◆ Direction: Starting with the first line below, extract each line through the one that contains "(turn) at (12,132);", inclusive, excluding pictures.

◆ Part of a data file:
════════════════════

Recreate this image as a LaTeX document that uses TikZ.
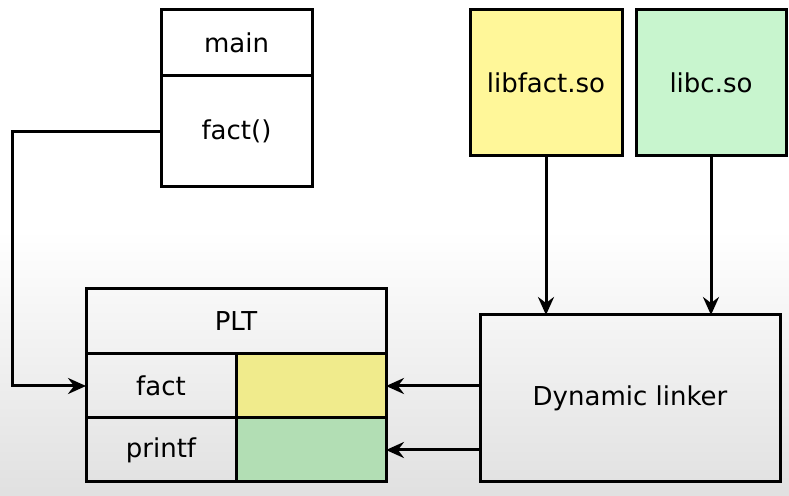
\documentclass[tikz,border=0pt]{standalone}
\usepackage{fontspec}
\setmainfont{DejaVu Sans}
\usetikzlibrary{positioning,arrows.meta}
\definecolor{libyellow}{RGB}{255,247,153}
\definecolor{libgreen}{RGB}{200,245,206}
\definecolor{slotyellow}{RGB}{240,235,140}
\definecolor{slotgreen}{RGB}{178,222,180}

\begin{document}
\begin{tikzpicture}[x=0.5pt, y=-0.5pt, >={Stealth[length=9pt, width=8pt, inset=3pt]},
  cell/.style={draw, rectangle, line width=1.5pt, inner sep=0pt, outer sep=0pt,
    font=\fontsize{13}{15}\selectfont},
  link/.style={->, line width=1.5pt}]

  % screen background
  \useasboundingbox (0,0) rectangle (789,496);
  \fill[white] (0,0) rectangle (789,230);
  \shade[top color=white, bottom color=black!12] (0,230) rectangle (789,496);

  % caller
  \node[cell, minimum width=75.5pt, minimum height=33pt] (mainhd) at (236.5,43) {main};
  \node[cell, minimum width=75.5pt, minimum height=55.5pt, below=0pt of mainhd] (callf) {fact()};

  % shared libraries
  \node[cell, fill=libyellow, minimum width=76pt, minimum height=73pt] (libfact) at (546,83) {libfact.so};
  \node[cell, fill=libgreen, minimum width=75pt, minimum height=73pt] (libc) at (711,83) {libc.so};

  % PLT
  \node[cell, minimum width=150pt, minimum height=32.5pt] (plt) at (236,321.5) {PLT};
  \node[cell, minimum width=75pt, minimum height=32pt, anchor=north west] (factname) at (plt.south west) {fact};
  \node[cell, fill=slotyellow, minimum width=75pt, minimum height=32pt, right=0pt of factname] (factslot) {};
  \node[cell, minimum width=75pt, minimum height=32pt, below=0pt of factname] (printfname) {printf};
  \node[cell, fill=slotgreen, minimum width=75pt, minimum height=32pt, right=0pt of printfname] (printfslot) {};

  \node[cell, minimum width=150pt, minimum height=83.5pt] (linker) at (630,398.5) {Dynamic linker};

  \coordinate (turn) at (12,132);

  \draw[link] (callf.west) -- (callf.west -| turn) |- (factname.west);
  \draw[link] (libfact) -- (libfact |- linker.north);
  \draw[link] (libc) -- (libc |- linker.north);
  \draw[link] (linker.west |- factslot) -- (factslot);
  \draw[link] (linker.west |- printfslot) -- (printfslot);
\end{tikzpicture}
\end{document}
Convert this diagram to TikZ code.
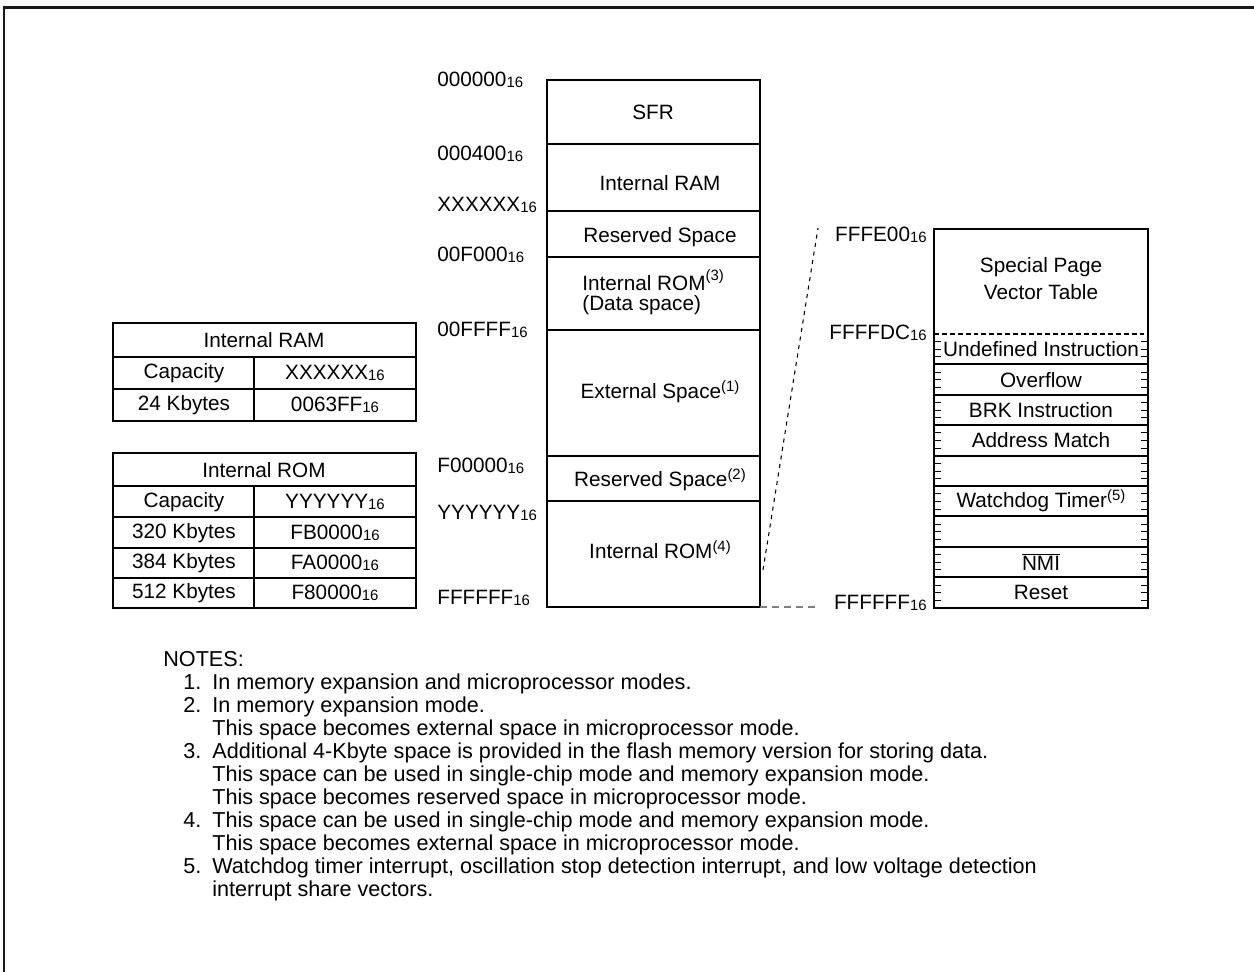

════════════════════

◆ Answer to the problem:
Recreate this image as a LaTeX document that uses TikZ.
\documentclass[tikz,border=0pt]{standalone}
\usepackage{fontspec}
\setmainfont{DejaVu Sans}
\usetikzlibrary{positioning,arrows.meta}
\definecolor{libyellow}{RGB}{255,247,153}
\definecolor{libgreen}{RGB}{200,245,206}
\definecolor{slotyellow}{RGB}{240,235,140}
\definecolor{slotgreen}{RGB}{178,222,180}

\begin{document}
\begin{tikzpicture}[x=0.5pt, y=-0.5pt, >={Stealth[length=9pt, width=8pt, inset=3pt]},
  cell/.style={draw, rectangle, line width=1.5pt, inner sep=0pt, outer sep=0pt,
    font=\fontsize{13}{15}\selectfont},
  link/.style={->, line width=1.5pt}]

  % screen background
  \useasboundingbox (0,0) rectangle (789,496);
  \fill[white] (0,0) rectangle (789,230);
  \shade[top color=white, bottom color=black!12] (0,230) rectangle (789,496);

  % caller
  \node[cell, minimum width=75.5pt, minimum height=33pt] (mainhd) at (236.5,43) {main};
  \node[cell, minimum width=75.5pt, minimum height=55.5pt, below=0pt of mainhd] (callf) {fact()};

  % shared libraries
  \node[cell, fill=libyellow, minimum width=76pt, minimum height=73pt] (libfact) at (546,83) {libfact.so};
  \node[cell, fill=libgreen, minimum width=75pt, minimum height=73pt] (libc) at (711,83) {libc.so};

  % PLT
  \node[cell, minimum width=150pt, minimum height=32.5pt] (plt) at (236,321.5) {PLT};
  \node[cell, minimum width=75pt, minimum height=32pt, anchor=north west] (factname) at (plt.south west) {fact};
  \node[cell, fill=slotyellow, minimum width=75pt, minimum height=32pt, right=0pt of factname] (factslot) {};
  \node[cell, minimum width=75pt, minimum height=32pt, below=0pt of factname] (printfname) {printf};
  \node[cell, fill=slotgreen, minimum width=75pt, minimum height=32pt, right=0pt of printfname] (printfslot) {};

  \node[cell, minimum width=150pt, minimum height=83.5pt] (linker) at (630,398.5) {Dynamic linker};

  \coordinate (turn) at (12,132);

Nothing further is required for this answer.